Business
Federal Grant to Help Improve School Technology
The grant funds will help develop and improve technology in the classroom and also train teachers to use technology-based education methods. Fourteen Missouri school districts will share the $4 million dollars in federal money. Almost $200,000 is going to Columbia schools and almost $400,000 to Sedalia. Governor Jay Nixon will tout the grant award at an elementary school in Sedalia Wednesday.
Enhancing Missouri's Instructional Networked Strategies, or eMINTS, is a program headquartered in Columbia that works to develop the best technology practices for teachers. It works with schools nationwide, and will partner with most of the Missouri schools receiving federal money.

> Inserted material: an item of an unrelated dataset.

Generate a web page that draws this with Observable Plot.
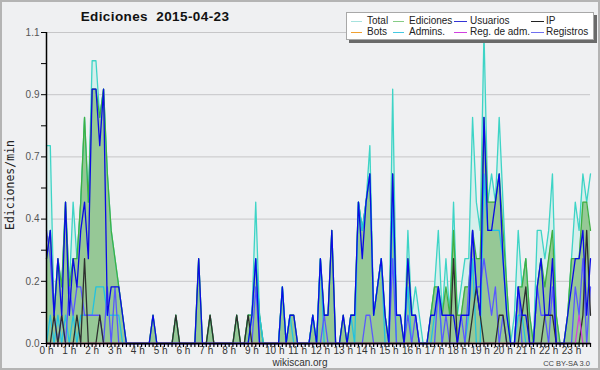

Executive director Monica Beglau says eMINTS strives to transform how children learn and teachers use technology. She says technology can motivate students to learn, and their program brings it to the classrooms.
"Not only did they learn to use technology for things that we do on our jobs everyday, such as word processing or managing data, but they actually begin to use technology as a way to help them solve problems and do research on interesting projects that teach them some of the concepts that we want them to learn as they grow up and become out next citizens."
Beglau says with the grant money, some schools will be able to expand eMINTS to multiple classrooms. Other states receving the same federal stimulus money, including Delaware, have also decided to hire eMINTS to help with technology expansion.
© Copyright 2012, KBIA
(2009-08-04)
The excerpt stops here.